If we advance technology without re-questioning and re-building the fabric of our society, we will end up with great technology but no freedom, and thus no humanity.
That’s why re-building society to increase freedom and fairness is the goal I optimize for. For that mission, crypto is uniquely positioned.
As I said, it is no silver bullet, and it can fire back. Crypto economics may end up making all human relationships even more transactional. Crypto assets may end up increasing wealth inequality by an order of magnitude. And maybe after all people won’t even care about freedom and will just demand Orwellian centralization of power.
But if crypto works, we will dismantle all unjustified power. We will free entire countries. We will unleash the Second Enlightenment. We will achieve a period of abundance and prosperity that will be forever remembered. From that point on, we can work on great technologies and rest assured that they will be fairly used. Without that, those technologies will just enslave us.
In the short term, we may see signs that contradict our end goal and make us think we are going in the wrong direction. Speculation, short-term mindset and scams are some of them.

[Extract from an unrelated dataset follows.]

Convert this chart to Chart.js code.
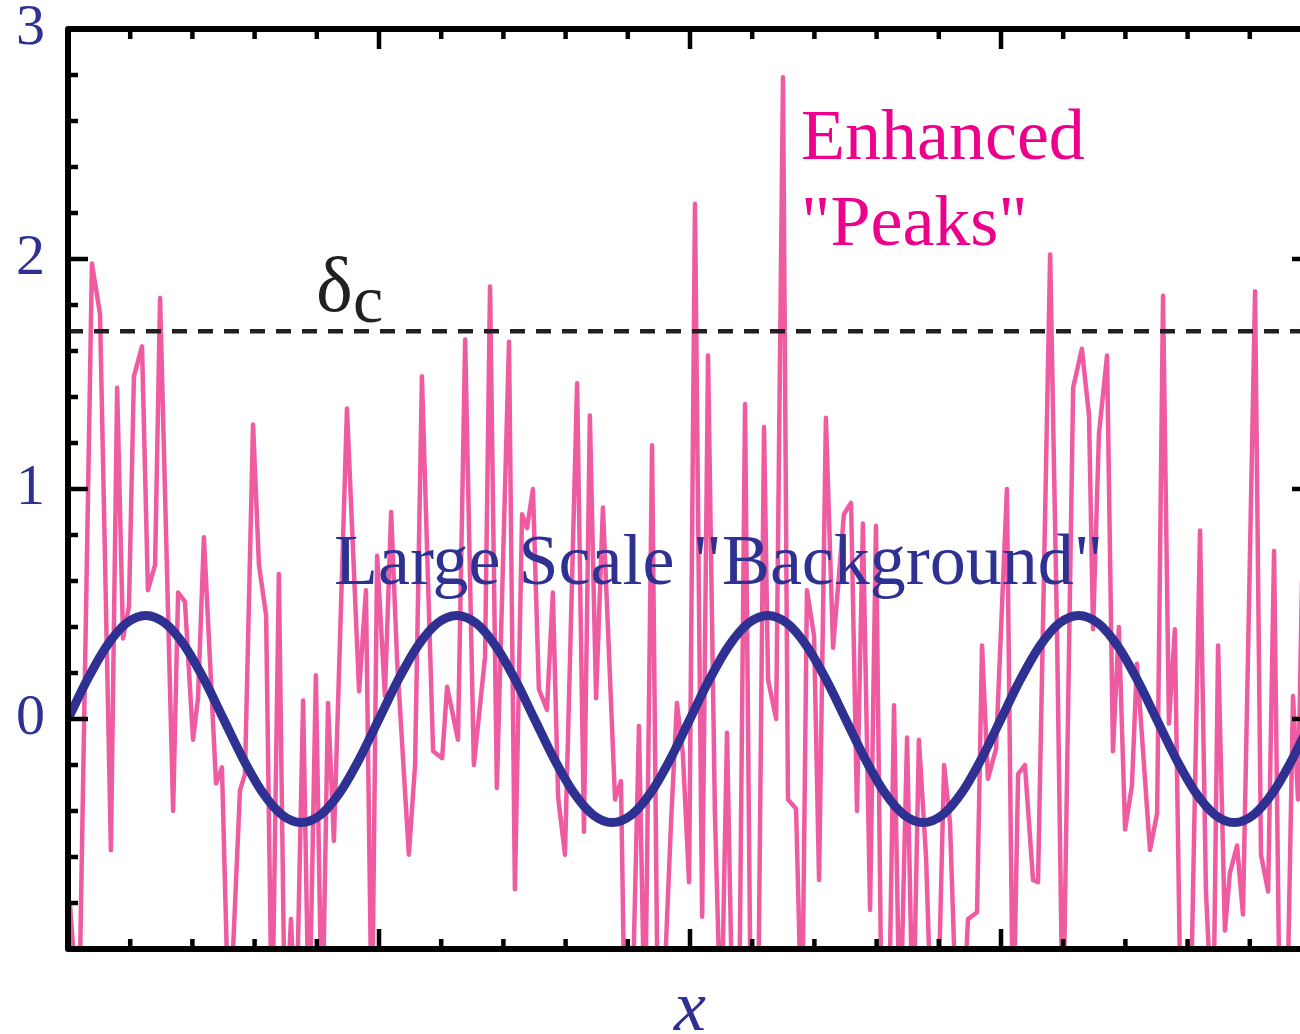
<!DOCTYPE html>
<html lang="en">
<head>
    <meta charset="UTF-8">
    <title>Peaks and background</title>
    <script src="https://cdn.jsdelivr.net/npm/chart.js"></script>
    <style>
        html, body { margin: 0; padding: 0; overflow: hidden; background: #fff; }
        #plot { display: block; }
    </style>
</head>
<body>
    <canvas id="plot" width="1315" height="1034"></canvas>

    <script>
        // small scale density field (pink), x in box units
        const fieldX = [
            0.006, 0.035, 0.077, 0.103, 0.138, 0.158, 0.177, 0.196, 0.212, 0.238,
            0.257, 0.280, 0.296, 0.338, 0.354, 0.376, 0.402, 0.418, 0.437, 0.476,
            0.495, 0.518, 0.553, 0.569, 0.595, 0.614, 0.637, 0.656, 0.678, 0.698,
            0.717, 0.733, 0.756, 0.775, 0.797, 0.817, 0.836, 0.855, 0.897, 0.936,
            0.958, 0.977, 0.994, 1.019, 1.039, 1.058, 1.096, 1.116, 1.138, 1.174,
            1.203, 1.219, 1.254, 1.277, 1.305, 1.341, 1.357, 1.379, 1.418, 1.437,
            1.460, 1.476, 1.495, 1.514, 1.540, 1.559, 1.576, 1.598, 1.637, 1.659,
            1.678, 1.698, 1.720, 1.759, 1.778, 1.791, 1.814, 1.836, 1.855, 1.878,
            1.897, 1.916, 1.939, 1.958, 1.977, 1.997, 2.016, 2.039, 2.058, 2.080,
            2.100, 2.119, 2.138, 2.158, 2.177, 2.196, 2.219, 2.238, 2.251, 2.277,
            2.299, 2.315, 2.341, 2.360, 2.376, 2.399, 2.415, 2.437, 2.460, 2.495,
            2.518, 2.537, 2.556, 2.579, 2.598, 2.617, 2.640, 2.656, 2.675, 2.698,
            2.717, 2.736, 2.759, 2.778, 2.797, 2.817, 2.836, 2.859, 2.878, 2.894,
            2.923, 2.939, 2.958, 2.984, 3.019, 3.039, 3.055, 3.077, 3.103, 3.119,
            3.158, 3.180, 3.199, 3.232, 3.260, 3.283, 3.296, 3.315, 3.341, 3.360,
            3.379, 3.399, 3.421, 3.437, 3.479, 3.502, 3.521, 3.540, 3.559, 3.579,
            3.608, 3.640, 3.659, 3.682, 3.698, 3.720, 3.736, 3.759, 3.778, 3.817,
            3.836, 3.859, 3.878, 3.897, 3.920, 3.939, 3.955, 3.968
        ];
        const fieldY = [
            -0.80, -1.35, 1.98, 1.76, -0.57, 1.44, 0.35, 0.49, 1.49, 1.62,
            0.56, 0.67, 1.83, -0.40, 0.55, 0.51, -0.09, 0.09, 0.79, -0.28,
            -0.21, -1.40, -0.31, -0.24, 1.28, 0.67, 0.45, -1.40, 0.63, -1.40,
            -0.87, -1.40, 0.08, -1.40, 0.19, -1.40, 0.07, -0.53, 1.35, 0.12,
            0.56, -1.40, 0.71, 0.10, 0.90, 0.26, -0.59, -0.20, 1.49, -0.14,
            -0.17, 0.14, -0.09, 1.65, -0.20, 0.27, 1.88, -0.30, 1.64, -0.74,
            0.89, 0.83, 1.00, 0.13, 0.04, 0.55, -0.34, -0.59, 1.46, -0.49,
            1.32, 0.09, 0.92, -0.35, -0.27, -1.40, -1.30, -0.03, -1.40, 1.19,
            -1.40, -1.20, -0.45, 0.07, -0.15, -0.71, 2.24, -0.86, 1.58, -0.40,
            -1.40, -0.06, -1.40, -1.30, 1.37, -1.40, -1.30, 1.27, 0.17, 0.00,
            2.79, -0.35, -0.39, -1.40, 0.56, 0.36, -0.70, 1.31, 0.31, 0.89,
            0.94, -0.40, 0.85, -0.83, 0.84, -1.40, -1.30, 0.06, -1.40, -0.08,
            -1.40, -0.09, -0.60, -1.40, -1.30, -0.20, -0.45, -1.40, -1.30, -0.87,
            -0.84, 0.32, -0.26, -0.13, 1.00, -1.40, -0.24, -0.20, -0.70, -0.71,
            2.02, 0.39, -1.40, 1.44, 1.61, 1.32, 0.39, 1.24, 1.58, -0.14,
            0.40, -0.48, -0.29, 0.24, -0.57, -0.41, 1.84, -0.02, 0.39, -1.40,
            -1.40, 0.82, -0.75, -1.40, 0.32, -0.92, -0.67, -0.55, -0.85, 1.86,
            -0.59, -0.75, 0.73, -1.40, -1.30, 0.10, -0.35, 0.60
        ];

        // large scale mode (navy), one wavelength per box unit
        const backgroundX = [
            0, 0.0625, 0.125, 0.1875, 0.25, 0.3125, 0.375, 0.4375,
            0.5, 0.5625, 0.625, 0.6875, 0.75, 0.8125, 0.875, 0.9375,
            1, 1.0625, 1.125, 1.1875, 1.25, 1.3125, 1.375, 1.4375,
            1.5, 1.5625, 1.625, 1.6875, 1.75, 1.8125, 1.875, 1.9375,
            2, 2.0625, 2.125, 2.1875, 2.25, 2.3125, 2.375, 2.4375,
            2.5, 2.5625, 2.625, 2.6875, 2.75, 2.8125, 2.875, 2.9375,
            3, 3.0625, 3.125, 3.1875, 3.25, 3.3125, 3.375, 3.4375,
            3.5, 3.5625, 3.625, 3.6875, 3.75, 3.8125, 3.875, 3.9375,
            4
        ];
        const backgroundY = [
            0, 0.172, 0.318, 0.416, 0.45, 0.416, 0.318, 0.172,
            0, -0.172, -0.318, -0.416, -0.45, -0.416, -0.318, -0.172,
            0, 0.172, 0.318, 0.416, 0.45, 0.416, 0.318, 0.172,
            0, -0.172, -0.318, -0.416, -0.45, -0.416, -0.318, -0.172,
            0, 0.172, 0.318, 0.416, 0.45, 0.416, 0.318, 0.172,
            0, -0.172, -0.318, -0.416, -0.45, -0.416, -0.318, -0.172,
            0, 0.172, 0.318, 0.416, 0.45, 0.416, 0.318, 0.172,
            0, -0.172, -0.318, -0.416, -0.45, -0.416, -0.318, -0.172,
            0
        ];

        // collapse threshold
        const deltaC = 1.686;

        const yTickValues = [0, 1, 2, 3];
        const yTickLabels = ["0", "1", "2", "3"];
        const xTitle = "x";

        const NAVY = "#2e3192";
        const PINK = "#ef5ba1";
        const MAGENTA = "#ec008c";
        const INK = "#231f20";
        const SERIF = "'Liberation Serif', 'Times New Roman', serif";

        // box frame with inward ticks, tick labels and the text annotations
        const framePlugin = {
            id: "frame",
            afterDatasetsDraw(chart) {
                const c = chart.ctx;
                const xs = chart.scales.x, ys = chart.scales.y;
                const { left, right, top, bottom } = chart.chartArea;
                c.save();

                c.strokeStyle = "#000";
                c.lineWidth = 4.5;
                c.lineCap = "butt";
                c.beginPath();
                for (let i = 0; i <= 20; i++) {
                    const v = -1 + i * 0.2;
                    const len = i % 5 === 0 ? 20 : 10;
                    const py = ys.getPixelForValue(v);
                    c.moveTo(left, py); c.lineTo(left + len, py);
                    c.moveTo(right, py); c.lineTo(right - len, py);
                }
                for (let i = 0; i <= 20; i++) {
                    const v = i * 0.2;
                    const len = i % 5 === 0 ? 20 : 10;
                    const px = xs.getPixelForValue(v);
                    c.moveTo(px, bottom); c.lineTo(px, bottom - len);
                    c.moveTo(px, top); c.lineTo(px, top + len);
                }
                c.stroke();

                c.lineWidth = 6;
                c.lineJoin = "round";
                c.strokeRect(left, top, right - left, bottom - top);

                // y tick labels
                c.fillStyle = NAVY;
                c.font = "58px " + SERIF;
                c.textAlign = "right";
                c.textBaseline = "middle";
                yTickValues.forEach((v, i) => {
                    c.fillText(yTickLabels[i], left - 23, ys.getPixelForValue(v));
                });

                // x axis title
                c.font = "italic 72px " + SERIF;
                c.textAlign = "center";
                c.textBaseline = "alphabetic";
                c.fillText(xTitle, xs.getPixelForValue(2), 1030);

                c.textAlign = "left";
                c.font = "72px " + SERIF;
                c.fillText("Large Scale \"Background\"", 334, 584);

                c.fillStyle = MAGENTA;
                c.fillText("Enhanced", 801, 159);
                c.fillText("\"Peaks\"", 801, 245);

                c.fillStyle = INK;
                c.font = "78px " + SERIF;
                c.fillText("\u03b4", 316, 311);
                c.font = "68px " + SERIF;
                c.fillText("c", 353, 322);

                c.restore();
            }
        };

        new Chart(document.getElementById("plot"), {
            type: "line",
            data: {
                datasets: [
                    {
                        label: "background",
                        data: backgroundX.map((x, i) => ({ x: x, y: backgroundY[i] })),
                        borderColor: NAVY,
                        borderWidth: 9,
                        pointRadius: 0,
                        cubicInterpolationMode: "monotone",
                        order: 0
                    },
                    {
                        label: "delta_c",
                        data: [{ x: 0, y: deltaC }, { x: 4, y: deltaC }],
                        borderColor: INK,
                        borderWidth: 4.5,
                        borderDash: [15, 11],
                        pointRadius: 0,
                        order: 1
                    },
                    {
                        label: "field",
                        data: fieldX.map((x, i) => ({ x: x, y: fieldY[i] })),
                        borderColor: PINK,
                        borderWidth: 4.5,
                        borderJoinStyle: "round",
                        borderCapStyle: "round",
                        pointRadius: 0,
                        tension: 0,
                        order: 2
                    }
                ]
            },
            options: {
                responsive: false,
                animation: false,
                events: [],
                layout: { padding: { left: 68, top: 29, right: 3, bottom: 85 } },
                scales: {
                    x: { type: "linear", min: 0, max: 4, display: false },
                    y: { min: -1, max: 3, display: false }
                },
                plugins: {
                    legend: { display: false },
                    tooltip: { enabled: false }
                }
            },
            plugins: [framePlugin]
        });
    </script>
</body>
</html>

It won’t be easy, since we will lose friends along the way who will be disenchanted by those short-term signals.
But we need to stay put, look to the long-term, and have faith in us. We need to motivate those who become disenchanted, because they ask the right questions. They have the right concerns. They do care. It breaks their heart that our beloved revolution may end up enslaving people again. That’s the most noble concern you can have.
Because in the end, a revolution is made of people. And I couldn’t be more convinced about the right intentions of the Aragon community and its neighboring communities.
Three years ago Aragon was born as an idea to empower freedom. When we started it, it was clear that this would be a decade-long effort. Going from zero to one is never easy.
But it is worth it. It is tough, but it needs to be done. It is the change the world needs. It is a breath of fresh air. We are doing it for ourselves, for our parents, for our brothers and sisters, for our children, and for everyone to whom the world hasn’t been just.
Crypto has the highest work-to-positive-change ratio among all tech industries, but governance has the highest work-to-positive-change ratio that we will likely see this century.